CASS. CIV. 3ème, 20 Février 2002

La limite au droit de jouir du panorama s’offrant à la vue à partir de son bien.

Note de M. François-Guy TREBULLE :

Désireuse d’obtenir la démolition d’immeubles construits en contrebas de son chalet, une habitante de la commune de Guillestre prétendait que le droit de jouir du panorama s’offrant à la vue à partir de son bien constitue une modalité du droit de jouissance du propriétaire et qu’en refusant d’ordonner la destruction de constructions non conformes aux prescriptions d’urbanisme la Cour d’appel de Grenoble aurait violé l’article 544 du code civil.

Une telle prétention pouvait s’appuyer sur deux éléments assez forts.
D’une part, la prise en compte du préjudice de caractère environnemental.
D’autre part, l’impérialisme réaffirmé du droit de propriété en matière d’empiètement.

Pour autant, aucun de ces éléments n’était de nature, en l’espèce, à justifier la démolition de l’immeuble construit en violation des règles d’urbanisme. Pour ce qui est de la référence à la propriété, la position probablement excessive de la Cour de cassation en matière d’empiètement ne saurait être invoquée en matière de non respect de règles de hauteur. A cet égard, il doit être rappelé que le propriétaire, sous la réserve – importante – des règles spéciales applicables, est libre d’édifier aussi haut qu’il le souhaite une construction sur son terrain.

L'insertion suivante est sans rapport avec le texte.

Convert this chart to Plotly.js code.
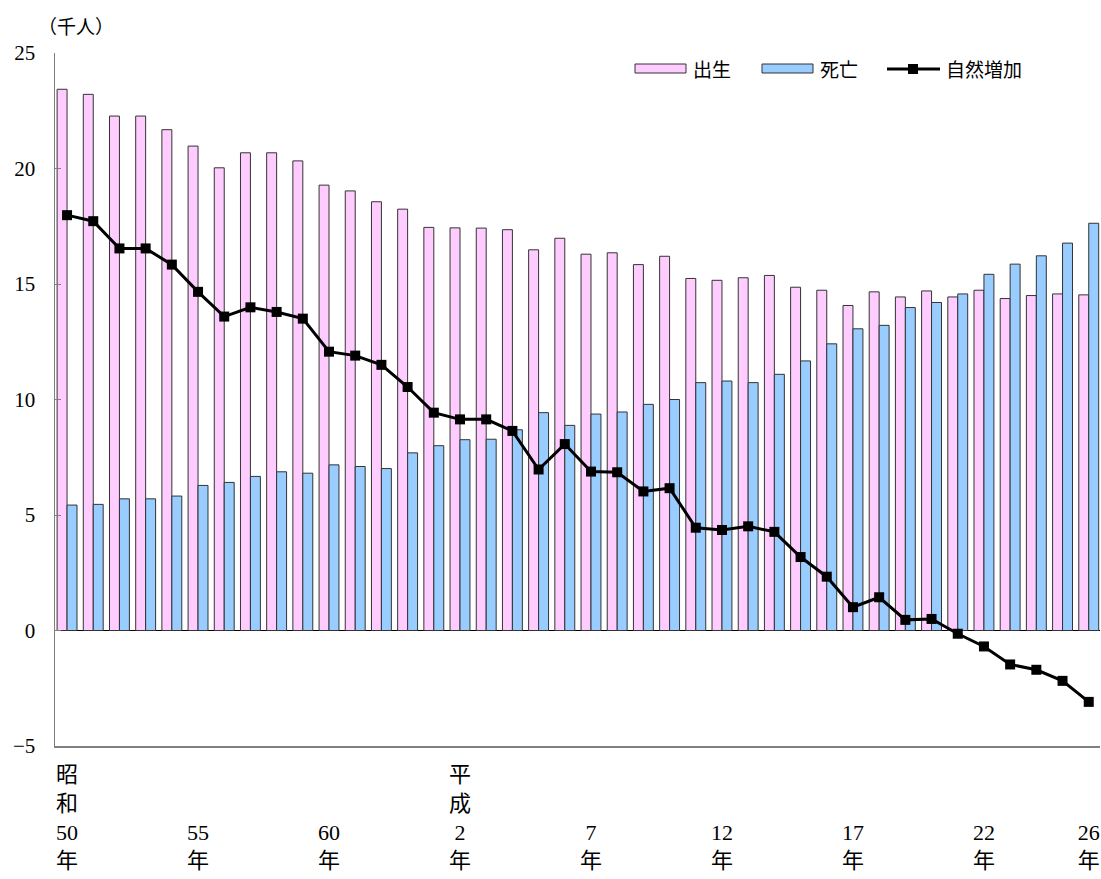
<!DOCTYPE html>
<html>
<head>
<meta charset="utf-8">
<script src="https://cdn.plot.ly/plotly-3.0.1.min.js"></script>
<style>
html,body{margin:0;padding:0;background:#fff;}
#chart{width:1101px;height:879px;}
</style>
</head>
<body>
<div id="chart"></div>
<script>
// Years: 昭和50年 (1975) … 平成26年 (2014)
const categories = [
  "昭和50年","昭和51年","昭和52年","昭和53年","昭和54年","昭和55年","昭和56年","昭和57年","昭和58年","昭和59年",
  "昭和60年","昭和61年","昭和62年","昭和63年","平成元年","平成2年","平成3年","平成4年","平成5年","平成6年",
  "平成7年","平成8年","平成9年","平成10年","平成11年","平成12年","平成13年","平成14年","平成15年","平成16年",
  "平成17年","平成18年","平成19年","平成20年","平成21年","平成22年","平成23年","平成24年","平成25年","平成26年"
];
// 出生 (thousand persons)
const births = [
  23.43,23.21,22.27,22.27,21.68,20.97,20.03,20.68,20.68,20.33,
  19.28,19.03,18.56,18.24,17.45,17.43,17.42,17.35,16.48,16.98,
  16.29,16.35,15.84,16.20,15.24,15.16,15.27,15.37,14.86,14.73,
  14.07,14.66,14.44,14.70,14.44,14.73,14.37,14.50,14.57,14.53
];
// 死亡 (thousand persons)
const deaths = [
  5.43,5.46,5.70,5.70,5.82,6.28,6.41,6.67,6.87,6.81,
  7.17,7.10,7.01,7.69,8.00,8.26,8.28,8.69,9.43,8.88,
  9.37,9.46,9.79,10.00,10.73,10.80,10.73,11.09,11.67,12.41,
  13.06,13.21,13.98,14.20,14.57,15.42,15.86,16.22,16.77,17.63
];
// 自然増加 (thousand persons)
const naturalIncrease = [
  17.98,17.72,16.54,16.54,15.84,14.66,13.59,13.99,13.79,13.50,
  12.07,11.90,11.50,10.54,9.43,9.14,9.14,8.64,6.97,8.07,
  6.88,6.85,6.02,6.16,4.45,4.35,4.51,4.27,3.18,2.33,
  1.01,1.44,0.46,0.50,-0.14,-0.69,-1.47,-1.70,-2.18,-3.09
];
const tickCategories = ["昭和50年","昭和55年","昭和60年","平成2年","平成7年","平成12年","平成17年","平成22年","平成26年"];
const tickLabels = ["昭<br>和<br>50<br>年"," <br> <br>55<br>年"," <br> <br>60<br>年","平<br>成<br>2<br>年",
                    " <br> <br>7<br>年"," <br> <br>12<br>年"," <br> <br>17<br>年"," <br> <br>22<br>年"," <br> <br>26<br>年"];
const seriesNames = ["出生","死亡","自然増加"];
const unitLabel = "（千人）";

const serif = '"Liberation Serif","DejaVu Serif","Noto Sans CJK JP",serif';
const sans = '"Noto Sans CJK JP","Noto Sans",sans-serif';

const traces = [
  {type:'bar', name:seriesNames[0], x:categories, y:births,
   marker:{color:'#FFCCFF', line:{color:'#333333', width:1}}},
  {type:'bar', name:seriesNames[1], x:categories, y:deaths,
   marker:{color:'#99CCFF', line:{color:'#333333', width:1}}},
  {type:'scatter', mode:'lines+markers', name:seriesNames[2], x:categories, y:naturalIncrease,
   line:{color:'#000000', width:3}, marker:{symbol:'square', size:10, color:'#000000'}}
];

const pk = v => v; // helper
const layout = {
  width:1101, height:879,
  margin:{l:55, r:1, t:53, b:133},
  paper_bgcolor:'#ffffff', plot_bgcolor:'#ffffff',
  showlegend:false,
  barmode:'group', bargap:0.24, bargroupgap:0,
  font:{family:serif, color:'#000000'},
  xaxis:{
    type:'category', categoryorder:'array', categoryarray:categories,
    range:[-0.46, 39.43], fixedrange:true,
    showline:true, linecolor:'#808080', linewidth:2, mirror:false,
    showgrid:false, zeroline:false, ticks:'',
    tickmode:'array', tickvals:tickCategories, ticktext:tickLabels,
    tickangle:0, tickfont:{family:serif, size:22, color:'#000000'},
    ticklabelstandoff:8
  },
  yaxis:{
    range:[-5, 25], dtick:5, tick0:0, fixedrange:true,
    showline:true, linecolor:'#808080', linewidth:1.5,
    showgrid:false, zeroline:true, zerolinecolor:'#000000', zerolinewidth:1.5,
    ticks:'inside', ticklen:6, tickcolor:'#808080', tickwidth:1,
    tickfont:{family:serif, size:21, color:'#000000'},
    ticklabelstandoff:14
  },
  annotations:[
    {xref:'paper', yref:'paper', x:-0.018, y:1.0, xanchor:'left', yanchor:'bottom', yshift:12,
     text:unitLabel, showarrow:false, font:{family:sans, size:19, color:'#000000'}},
    {xref:'paper', yref:'paper', x:(691-55)/1045, y:(746-69)/693, xanchor:'left', yanchor:'middle',
     text:seriesNames[0], showarrow:false, font:{family:sans, size:19, color:'#000000'}},
    {xref:'paper', yref:'paper', x:(818-55)/1045, y:(746-69)/693, xanchor:'left', yanchor:'middle',
     text:seriesNames[1], showarrow:false, font:{family:sans, size:19, color:'#000000'}},
    {xref:'paper', yref:'paper', x:(944-55)/1045, y:(746-69)/693, xanchor:'left', yanchor:'middle',
     text:seriesNames[2], showarrow:false, font:{family:sans, size:19, color:'#000000'}}
  ],
  shapes:[
    {type:'rect', xref:'paper', yref:'paper', x0:(635-55)/1045, x1:(686-55)/1045, y0:(746-73)/693, y1:(746-64)/693,
     fillcolor:'#FFCCFF', line:{color:'#333333', width:1}},
    {type:'rect', xref:'paper', yref:'paper', x0:(762-55)/1045, x1:(813-55)/1045, y0:(746-73)/693, y1:(746-64)/693,
     fillcolor:'#99CCFF', line:{color:'#333333', width:1}},
    {type:'line', xref:'paper', yref:'paper', x0:(887-55)/1045, x1:(940-55)/1045, y0:(746-69)/693, y1:(746-69)/693,
     line:{color:'#000000', width:3}},
    {type:'rect', xref:'paper', yref:'paper', x0:(908-55)/1045, x1:(918-55)/1045, y0:(746-74)/693, y1:(746-64)/693,
     fillcolor:'#000000', line:{color:'#000000', width:0}}
  ]
};

Plotly.newPlot('chart', traces, layout, {displayModeBar:false, staticPlot:true});
</script>
</body>
</html>
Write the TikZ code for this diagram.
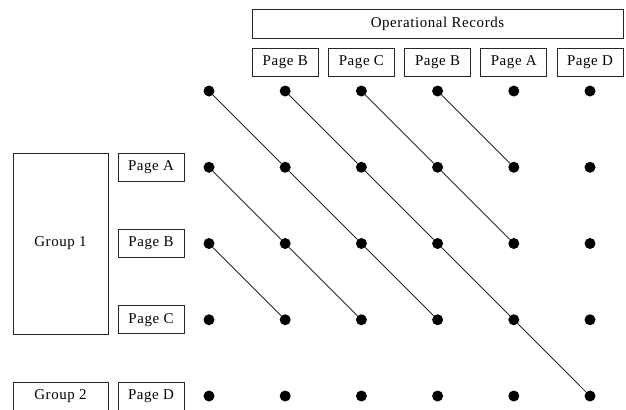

La jouissance d’un panorama ne saurait, contrairement à ce que prétendait le pourvoi, être assimilée purement et simplement au droit de jouissance du propriétaire. La prise en compte du préjudice esthétique ne doit pas conduire à interdire à des propriétaires de modifier une situation existante. Cependant, dans l’espèce rapportée, la construction n’était pas régulière dans la mesure où les dispositions du permis de construire n’avaient pas été respectées. Certes, le dépassement de hauteur n’était que de 47 à 30 centimètres par rapport aux 12 mètres autorisés, mais ce non-respect aurait pu justifier la réception de la demande présentée.

Pour autant, ainsi que le rappelle fort justement la troisième chambre civile, encore fallait-il que la demanderesse établisse l’existence d’un préjudice. La demanderesse n’établissait pas le préjudice résultant pour elle, non pas de la construction d’un immeuble, mais bien des 47 et 30 centimètres de dépassement.

La Cour de cassation relève avec perspicacité que malgré ses dénégations, la voisine importunée « se plaignait en fait des constructions elles-mêmes et non du léger dépassement » qui ne causait aucun dommage. La solution retenue est particulièrement pertinente.

En présence d’un préjudice minime ou inexistant, il est souhaitable que la réparation y soit proportionnée.